> **EXERCISE BRIEF**
Count the lines below that contain the word "chart", and reply with only that number.

******

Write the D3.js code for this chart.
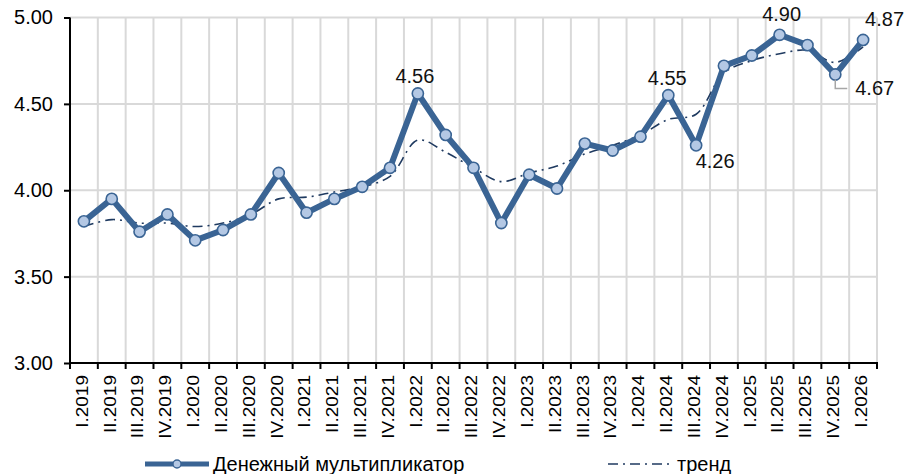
<!DOCTYPE html>
<html>
<head>
<meta charset="utf-8">
<script src="https://cdn.jsdelivr.net/npm/d3@7"></script>
<style>
  html, body { margin: 0; padding: 0; background: #fff; }
  svg { display: block; font-family: "Liberation Sans", Arial, sans-serif; }
</style>
</head>
<body>
<svg id="chart" width="904" height="474"></svg>
<script>
// Quarters, I.2019 … I.2026
const quarters = [
  "I.2019","II.2019","III.2019","IV.2019",
  "I.2020","II.2020","III.2020","IV.2020",
  "I.2021","II.2021","III.2021","IV.2021",
  "I.2022","II.2022","III.2022","IV.2022",
  "I.2023","II.2023","III.2023","IV.2023",
  "I.2024","II.2024","III.2024","IV.2024",
  "I.2025","II.2025","III.2025","IV.2025",
  "I.2026"
];

// Money multiplier
const multiplier = [
  3.82, 3.95, 3.76, 3.86,
  3.71, 3.77, 3.86, 4.10,
  3.87, 3.95, 4.02, 4.13,
  4.56, 4.32, 4.13, 3.81,
  4.09, 4.01, 4.27, 4.23,
  4.31, 4.55, 4.26, 4.72,
  4.78, 4.90, 4.84, 4.67,
  4.87
];

// Trend component
const trend = [
  3.79, 3.83, 3.81, 3.81,
  3.79, 3.81, 3.86, 3.95,
  3.96, 3.99, 4.02, 4.08,
  4.29, 4.22, 4.13, 4.05,
  4.10, 4.14, 4.21, 4.26,
  4.32, 4.41, 4.44, 4.68,
  4.75, 4.79, 4.81, 4.74,
  4.83
];

const yTicks = [3.00, 3.50, 4.00, 4.50, 5.00];
const seriesNames = ["Денежный мультипликатор", "тренд"];

// Which points carry a value label
const labelled = [
  { i: 12, dx: -3,  dy: -11, anchor: "middle" },
  { i: 21, dx: -1,  dy: -10, anchor: "middle" },
  { i: 22, dx: 19,  dy: 23,  anchor: "middle" },
  { i: 25, dx: 2,   dy: -14, anchor: "middle" },
  { i: 27, dx: 20,  dy: 20,  anchor: "start", leader: true },
  { i: 28, dx: 2,   dy: -14, anchor: "start" }
];

const lineColor = "#3a6494";
const markerFill = "#b4c8e4";
const trendColor = "#1f3a60";
const gridColor = "#d9d9d9";

const svg = d3.select("#chart");
const plotL = 70, plotR = 877, plotT = 17.5, plotB = 363;

const x = d3.scaleBand().domain(quarters).range([plotL, plotR]).paddingInner(0).paddingOuter(0);
const y = d3.scaleLinear().domain([3, 5]).range([plotB, plotT]);
const cx = q => x(q) + x.bandwidth() / 2;
const fmt = d3.format(".2f");

// Gridlines
const grid = svg.append("g");
grid.selectAll("line.h").data(yTicks.filter(v => v > 3)).join("line")
  .attr("class", "h")
  .attr("x1", plotL).attr("x2", plotR)
  .attr("y1", d => y(d)).attr("y2", d => y(d))
  .attr("stroke", gridColor).attr("stroke-width", 2);
grid.selectAll("line.v").data(quarters).join("line")
  .attr("class", "v")
  .attr("x1", d => x(d) + x.bandwidth()).attr("x2", d => x(d) + x.bandwidth())
  .attr("y1", plotT).attr("y2", plotB)
  .attr("stroke", gridColor).attr("stroke-width", 2);

// Y axis
const yAxis = svg.append("g")
  .attr("transform", `translate(${plotL},0)`)
  .call(d3.axisLeft(y).tickValues(yTicks).tickFormat(fmt).tickSize(6).tickPadding(11));
yAxis.select(".domain").attr("stroke", "#000").attr("stroke-width", 2)
  .attr("d", `M0,${plotT}V${plotB}`);
yAxis.selectAll(".tick line").attr("stroke", "#000").attr("stroke-width", 2);
yAxis.selectAll(".tick text").attr("font-size", 20).attr("fill", "#000")
  .attr("font-family", "Liberation Sans, Arial, sans-serif");

// X axis: ticks on band boundaries, rotated quarter labels
const xAxis = svg.append("g");
xAxis.append("line").attr("x1", plotL - 1).attr("x2", plotR + 1)
  .attr("y1", plotB).attr("y2", plotB).attr("stroke", "#000").attr("stroke-width", 2);
const bounds = [x(quarters[0])].concat(quarters.map(q => x(q) + x.bandwidth()));
xAxis.selectAll("line.tk").data(bounds).join("line")
  .attr("class", "tk")
  .attr("x1", d => d).attr("x2", d => d)
  .attr("y1", plotB).attr("y2", plotB + 6)
  .attr("stroke", "#000").attr("stroke-width", 2);
xAxis.selectAll("text").data(quarters).join("text")
  .attr("transform", d => `translate(${cx(d) - 2},${plotB + 12}) rotate(-90) scale(1,0.85)`)
  .attr("text-anchor", "end")
  .attr("dy", "0.36em")
  .attr("font-size", 19)
  .attr("fill", "#000")
  .text(d => d);

// Trend line (dash-dot, smoothed)
const trendLine = d3.line()
  .x((d, i) => cx(quarters[i]))
  .y(d => y(d))
  .curve(d3.curveCatmullRom.alpha(0.5));
svg.append("path").datum(trend)
  .attr("d", trendLine)
  .attr("fill", "none")
  .attr("stroke", trendColor)
  .attr("stroke-width", 1.6)
  .attr("stroke-dasharray", "10,5,2,5");

// Multiplier line
const mainLine = d3.line()
  .x((d, i) => cx(quarters[i]))
  .y(d => y(d));
svg.append("path").datum(multiplier)
  .attr("d", mainLine)
  .attr("fill", "none")
  .attr("stroke", lineColor)
  .attr("stroke-width", 6)
  .attr("stroke-linejoin", "round");

svg.append("g").selectAll("circle").data(multiplier).join("circle")
  .attr("cx", (d, i) => cx(quarters[i]))
  .attr("cy", d => y(d))
  .attr("r", 5.6)
  .attr("fill", markerFill)
  .attr("stroke", lineColor)
  .attr("stroke-width", 1.6);

// Value labels
const lbl = svg.append("g");
labelled.forEach(l => {
  const px = cx(quarters[l.i]), py = y(multiplier[l.i]);
  if (l.leader) {
    lbl.append("path")
      .attr("d", `M${px},${py + 5}V${py + 14}H${px + 12}`)
      .attr("fill", "none").attr("stroke", "#a6a6a6").attr("stroke-width", 1.5);
  }
  lbl.append("text")
    .attr("x", px + l.dx).attr("y", py + l.dy)
    .attr("text-anchor", l.anchor)
    .attr("font-size", 20)
    .attr("fill", "#111")
    .text(fmt(multiplier[l.i]));
});

// Legend
const leg = svg.append("g");
const ly = 464;
leg.append("line").attr("x1", 145).attr("x2", 209).attr("y1", ly).attr("y2", ly)
  .attr("stroke", lineColor).attr("stroke-width", 5);
leg.append("circle").attr("cx", 177).attr("cy", ly).attr("r", 4)
  .attr("fill", markerFill).attr("stroke", lineColor).attr("stroke-width", 1.4);
leg.append("text").attr("x", 213).attr("y", ly + 7).attr("font-size", 20).attr("fill", "#000")
  .text(seriesNames[0]);
leg.append("line").attr("x1", 608).attr("x2", 671).attr("y1", ly).attr("y2", ly)
  .attr("stroke", trendColor).attr("stroke-width", 1.6)
  .attr("stroke-dasharray", "10,5,2,5");
leg.append("text").attr("x", 677).attr("y", ly + 7).attr("font-size", 20).attr("fill", "#000")
  .text(seriesNames[1]);
</script>
</body>
</html>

******

> **ANSWER BELOW**
3